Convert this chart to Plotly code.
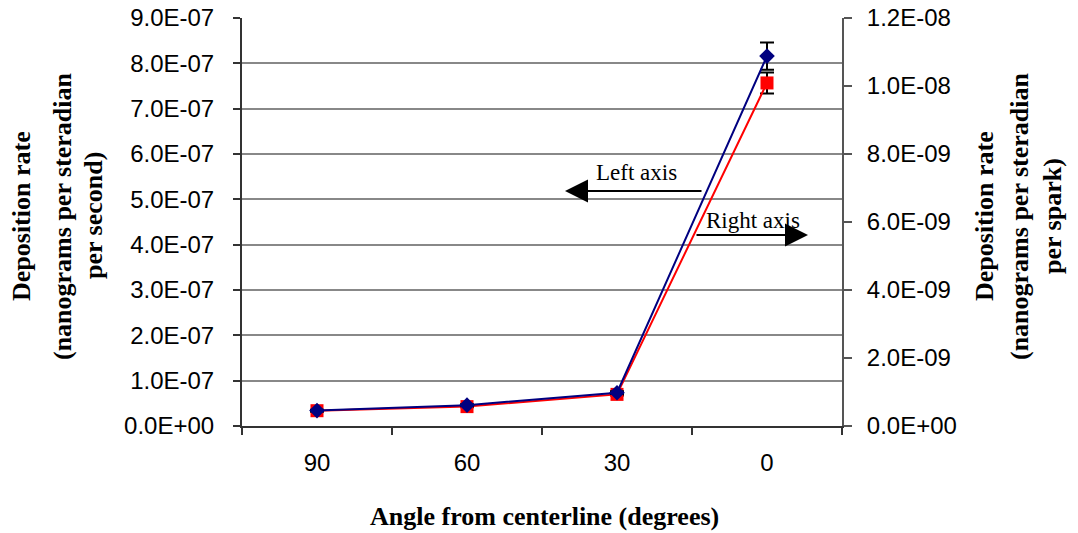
import plotly.graph_objects as go

# Angle categories (degrees from centerline)
angles = ["90", "60", "30", "0"]

# Deposition rate, nanograms per steradian per second (left axis)
rate_per_second = [3.4e-08, 4.6e-08, 7.35e-08, 8.16e-07]
rate_per_second_err = [2.0e-09, 2.0e-09, 3.0e-09, 3.0e-08]

# Deposition rate, nanograms per steradian per spark (right axis)
rate_per_spark = [4.5e-10, 5.7e-10, 9.3e-10, 1.009e-08]
rate_per_spark_err = [2.0e-11, 2.0e-11, 3.0e-11, 3.1e-10]

left_ticks = [0, 1e-07, 2e-07, 3e-07, 4e-07, 5e-07, 6e-07, 7e-07, 8e-07, 9e-07]
left_tick_text = ["0.0E+00", "1.0E-07", "2.0E-07", "3.0E-07", "4.0E-07",
                  "5.0E-07", "6.0E-07", "7.0E-07", "8.0E-07", "9.0E-07"]
right_ticks = [0, 2e-09, 4e-09, 6e-09, 8e-09, 1e-08, 1.2e-08]
right_tick_text = ["0.0E+00", "2.0E-09", "4.0E-09", "6.0E-09", "8.0E-09",
                   "1.0E-08", "1.2E-08"]

NAVY = "#000080"
RED = "#FF0000"
SANS = "Liberation Sans, Arial, sans-serif"
SERIF = "Liberation Serif, Times New Roman, serif"

# plot area in pixels
L, R, T, B = 242, 842, 18, 426
W, H = 1078, 533


def px(x):
    return (x - L) / (R - L)


def py(y):
    return (B - y) / (B - T)


fig = go.Figure()

# per-spark series (drawn on the right-hand axis)
fig.add_trace(go.Scatter(
    x=angles, y=rate_per_spark, yaxis="y",
    mode="lines+markers",
    line=dict(color=RED, width=2),
    marker=dict(symbol="square", size=13, color=RED),
    error_y=dict(type="data", array=rate_per_spark_err, color="black",
                 thickness=2, width=7),
    showlegend=False,
))

# per-second series (drawn on the left-hand axis)
fig.add_trace(go.Scatter(
    x=angles, y=rate_per_second, yaxis="y2",
    mode="lines+markers",
    line=dict(color=NAVY, width=2),
    marker=dict(symbol="diamond", size=12, color=NAVY),
    error_y=dict(type="data", array=rate_per_second_err, color="black",
                 thickness=2, width=7),
    showlegend=False,
))

tick_font = dict(family=SANS, size=24, color="black")

fig.update_layout(
    width=W, height=H,
    margin=dict(l=L, r=W - R, t=T, b=H - B, pad=0, autoexpand=False),
    paper_bgcolor="white", plot_bgcolor="white",
    xaxis=dict(
        type="category", range=[-0.5, 3.5], automargin=False,
        tickson="boundaries", ticks="outside", ticklen=7, tickwidth=1.5,
        tickcolor="#333333",
        showline=True, linecolor="#333333", linewidth=2,
        showgrid=False, tickfont=tick_font, ticklabelstandoff=14,
    ),
    yaxis=dict(
        side="right", range=[0, 1.2e-08], automargin=False,
        tickvals=right_ticks, ticktext=right_tick_text,
        ticks="outside", ticklen=8, tickwidth=1.5, tickcolor="#555555",
        showline=True, linecolor="#555555", linewidth=2,
        showgrid=False, zeroline=False, tickfont=tick_font,
        ticklabelstandoff=10,
    ),
    yaxis2=dict(
        overlaying="y", side="left", range=[0, 9e-07], automargin=False,
        tickvals=left_ticks, ticktext=left_tick_text,
        ticks="outside", ticklen=7, tickwidth=1.5, tickcolor="#333333",
        showline=True, linecolor="#333333", linewidth=2,
        showgrid=True, gridcolor="#888888", gridwidth=1.5,
        zeroline=False, tickfont=tick_font, ticklabelstandoff=14,
    ),
)

title_font = dict(family=SERIF, size=26, color="black")
annotations = []

# left axis title
for text, xc in [("Deposition rate", 21),
                 ("(nanograms per steradian", 62),
                 ("per second)", 93)]:
    annotations.append(dict(
        text=f"<b>{text}</b>", xref="paper", yref="paper",
        x=px(xc), y=py(216), xanchor="center", yanchor="middle",
        textangle=-90, showarrow=False, font=title_font))

# right axis title
for text, xc in [("Deposition rate", 984),
                 ("(nanograms per steradian", 1019),
                 ("per spark)", 1052)]:
    annotations.append(dict(
        text=f"<b>{text}</b>", xref="paper", yref="paper",
        x=px(xc), y=py(216), xanchor="center", yanchor="middle",
        textangle=-90, showarrow=False, font=title_font))

# x axis title
annotations.append(dict(
    text="<b>Angle from centerline (degrees)</b>", xref="paper", yref="paper",
    x=px(544), y=py(516), xanchor="center", yanchor="middle",
    showarrow=False, font=title_font))

# axis pointers
label_font = dict(family=SERIF, size=23, color="black")
annotations.append(dict(
    text="Left axis", xref="paper", yref="paper",
    x=px(636), y=py(172), xanchor="center", yanchor="middle",
    showarrow=False, font=label_font))
annotations.append(dict(
    text="Right axis", xref="paper", yref="paper",
    x=px(753), y=py(220), xanchor="center", yanchor="middle",
    showarrow=False, font=label_font))
annotations.append(dict(
    text="", xref="paper", yref="paper",
    x=px(565), y=py(191), ax=138, ay=0,
    showarrow=True, arrowhead=2, arrowsize=2.3, arrowwidth=2,
    arrowcolor="black", standoff=0))
annotations.append(dict(
    text="", xref="paper", yref="paper",
    x=px(808), y=py(235), ax=-113, ay=0,
    showarrow=True, arrowhead=2, arrowsize=2.3, arrowwidth=2,
    arrowcolor="black", standoff=0))

fig.update_layout(annotations=annotations)

fig.write_html("out.html")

----

Look at the listing and set down only the lines from its start through the line with "rate_per_spark_err = [2.0e-11, 2.0e-11, 3.0e-11, 3.1e-10]", word for word and without pictures.

### PROBLEM SOLUTION
Convert this chart to Plotly code.
import plotly.graph_objects as go

# Angle categories (degrees from centerline)
angles = ["90", "60", "30", "0"]

# Deposition rate, nanograms per steradian per second (left axis)
rate_per_second = [3.4e-08, 4.6e-08, 7.35e-08, 8.16e-07]
rate_per_second_err = [2.0e-09, 2.0e-09, 3.0e-09, 3.0e-08]

# Deposition rate, nanograms per steradian per spark (right axis)
rate_per_spark = [4.5e-10, 5.7e-10, 9.3e-10, 1.009e-08]
rate_per_spark_err = [2.0e-11, 2.0e-11, 3.0e-11, 3.1e-10]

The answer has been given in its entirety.